The more libertarian-leaning argue that the charge of bias is not clear and, in any case, using government against these companies infringes on economic liberty and will be used by the left when it has power.
Both sides have legitimate points, but a nuanced understanding of the situation points to an opportunity for friends of freedom.
The leadership of the aforementioned companies and a good portion of employees are certainly more liberal, if not hardcore left. In the current primary season, high-salaried engineers and programmers have been big donors to socialists Sens. Elizabeth Warren (D-MA) and Bernie Sanders (I-VT).
But the real issue is not just about political views, but rather the legality of tech giants’ actions. Under Section 230 of the 1996 Communications Decency Act, social media companies are treated as platforms that third parties can use for posting content or communicating with others. Those companies are not treated as publishers like newspapers, meaning they are not subject to lawsuits for materials posted on their platforms in the same way a newspaper or a television news outlet would be.
However, in order for platforms to enjoy the protections of Section 230, they must not prohibit political and other kinds of legal speech. If they do, then they are essentially publishers who must be held to the same standards applied to other media outlets.
Although platforms like Facebook deny that they “pick and choose” the material they permit on their sites, there’s evidence that many tech giants, often in subtle ways, do just that. For example, PragerU has fought ongoing battles with YouTube because the video platform has taken down numerous videos posted by PragerU, despite the fact they are not obscene, advocate for violence, or harass others. Twitter has been accused of “shadow banning” conservatives, that is, not suspending their accounts but using certain techniques to prevent their posts from being widely viewed.
There’s also no question that leaders of numerous tech giants have been caught advocating for left-wing causes or admitting that they desire to use their companies to aid left-leaning politicians. For instance, a Project Veritas hidden camera video caught Jen Gennai, Google’s head of “responsible innovation,” taking exception to Warren’s call to break up Big Tech companies like hers because the resulting “smaller companies who don’t have the same resources we do” will be “charged with preventing the next Trump situation” and thus presumably be in a weaker position to do so. Gennai also spoke of Google manipulating its search engine to weed out “algorithmic unfairness.”
Numerous other examples offer prima facie evidence for examining whether these companies are really publishers and should be treated as such.
Some lawmakers on the right would go even further.
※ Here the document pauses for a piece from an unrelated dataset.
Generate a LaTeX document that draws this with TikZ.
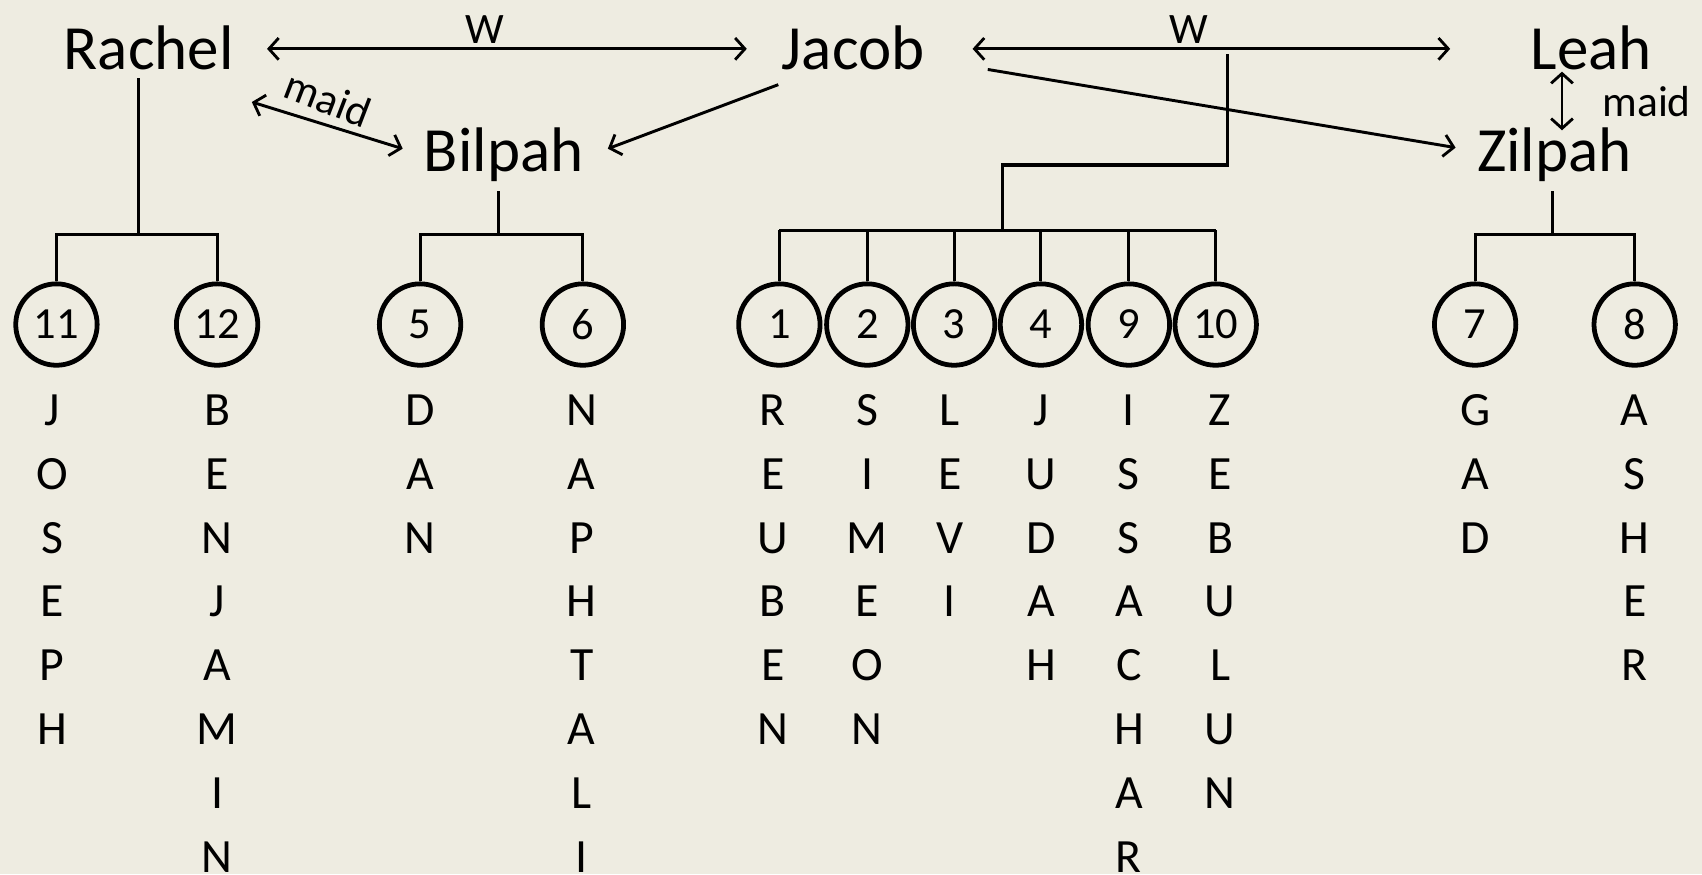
\documentclass[tikz,border=0pt]{standalone}
\usepackage{fontspec}
\setmainfont{Carlito}
\usetikzlibrary{arrows.meta}
\definecolor{bg}{HTML}{EEECE1}
\begin{document}
\begin{tikzpicture}[x=1pt,y=-1pt,
  person/.style={inner sep=0pt, anchor=base, font=\fontsize{58}{60}\selectfont},
  lab/.style={inner sep=0pt, font=\fontsize{40}{44}\selectfont},
  kid/.style={circle, draw, line width=4.4pt, minimum size=75pt, inner sep=0pt, font=\fontsize{41}{44}\selectfont},
  letter/.style={inner sep=0pt, anchor=base, font=\fontsize{44}{48}\selectfont},
  conn/.style={line width=2.8pt},
  tip/.tip={Straight Barb[length=9pt,width=20pt,line width=2.6pt]},
  arr/.style={line width=2.7pt, -tip},
  darr/.style={line width=2.7pt, tip-tip},
]
\fill[bg] (0,0) rectangle (1568,805.2);
\useasboundingbox (0,0) rectangle (1568,805.2);

% people
\node[person] (rachel) at (137,64) {Rachel};
\node[person] (jacob)  at (786,64) {Jacob};
\node[person] (leah)   at (1466,64) {Leah};
\node[person] (bilpah) at (464,158) {Bilpah};
\node[person] (zilpah) at (1432,158) {Zilpah};

% relation labels
\node[lab, anchor=base] (w1) at (447,40) {W};
\node[lab, anchor=base] (w2) at (1095,40) {W};
\node[lab, anchor=base] (maid2) at (1517,107) {maid};
\node[lab, rotate=-21] (maid1) at (302,91) {maid};

% connector end points
\coordinate (rj1) at (246,45);  \coordinate (rj2) at (688,45);
\coordinate (jl1) at (896,45);  \coordinate (jl2) at (1336,45);
\coordinate (jb1) at (717,78);  \coordinate (jb2) at (560,137);
\coordinate (rb1) at (232,94);  \coordinate (rb2) at (371,137);
\coordinate (jz1) at (910,64);  \coordinate (jz2) at (1341,136);
\coordinate (lz1) at (1439,66); \coordinate (lz2) at (1439,120);

\draw[darr] (rj1) -- (rj2);
\draw[darr] (jl1) -- (jl2);
\draw[arr]  (jb1) -- (jb2);
\draw[darr] (rb1) -- (rb2);
\draw[arr]  (jz1) -- (jz2);
\draw[darr] (lz1) -- (lz2);

% children
\foreach \n/\x in {11/52,12/200,5/387,6/537,1/718,2/799,3/879,4/959,9/1040,10/1120,7/1359,8/1506}
  \node[kid] (c\n) at (\x,299) {\n};

% Rachel's line
\coordinate (rtop) at (128,72);  \coordinate (rbar) at (128,216);
\draw[conn] (rtop) -- (rbar);
\draw[conn] (c11.north) |- (rbar) -| (c12.north);

% Bilpah's line
\coordinate (btop) at (459,176); \coordinate (bbar) at (459,216);
\draw[conn] (btop) -- (bbar);
\draw[conn] (c5.north) |- (bbar) -| (c6.north);

% Zilpah's line
\coordinate (ztop) at (1430,176); \coordinate (zbar) at (1430,216);
\draw[conn] (ztop) -- (zbar);
\draw[conn] (c7.north) |- (zbar) -| (c8.north);

% Leah's line
\coordinate (ltop) at (1131,50); \coordinate (lbend) at (924,152); \coordinate (lbar) at (924,212);
\draw[conn] (ltop) |- (lbend) -- (lbar);
\draw[conn] (c1.north |- lbar) -- (c10.north |- lbar);
\foreach \n in {1,2,3,4,9,10}
  \draw[conn] (c\n.north) -- (c\n.north |- lbar);

% names spelled downward
\foreach \x/\word in {48/{J,O,S,E,P,H}, 200/{B,E,N,J,A,M,I,N}, 387/{D,A,N},
    536/{N,A,P,H,T,A,L,I}, 712/{R,E,U,B,E,N}, 799/{S,I,M,E,O,N},
    875/{L,E,V,I}, 959/{J,U,D,A,H}, 1040/{I,S,S,A,C,H,A,R},
    1124/{Z,E,B,U,L,U,N}, 1359/{G,A,D}, 1506/{A,S,H,E,R}}
  \foreach \l [count=\i] in \word
    \node[letter] (t\x-\i) at (\x,{392+58.8*(\i-1)}) {\l};
\end{tikzpicture}
\end{document}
Sen. Lindsey Graham (R-SC) promotes legislation that would require such companies to conform to “best business practices” with periodic government reviews. Sen. Josh Hawley (R-MO) would remove Section 230 protection for companies that cannot demonstrate to federal regulators that they are “politically neutral.”
If social media companies are frightened by the prospect of being beholden to government regulators with their liberty limited, they should be! And now they know how the rest of us feel about the policies of the leftist candidates that they support would unleash on us all!
Attacks on these companies also come from the left, with critics calling for changes in Section 230 to force them to engage in more censorship of what they call hate speech and fake news. Conservatives should be concerned about this since they are the prime voices the left would silence.
Some conservatives say demanding platforms act in a more balanced manner is not enough. They say antitrust laws should be used against these companies and that they should be broken up into smaller businesses, a view many on the left agree with.
Although it’s understandable why some would take this approach, using antitrust laws is generally against free-market principles and should be avoided whenever possible, a position the political right has rightly espoused since the days of Ronald Reagan. Putting that sort of power in the hands of the national government would be far too dangerous over the long term.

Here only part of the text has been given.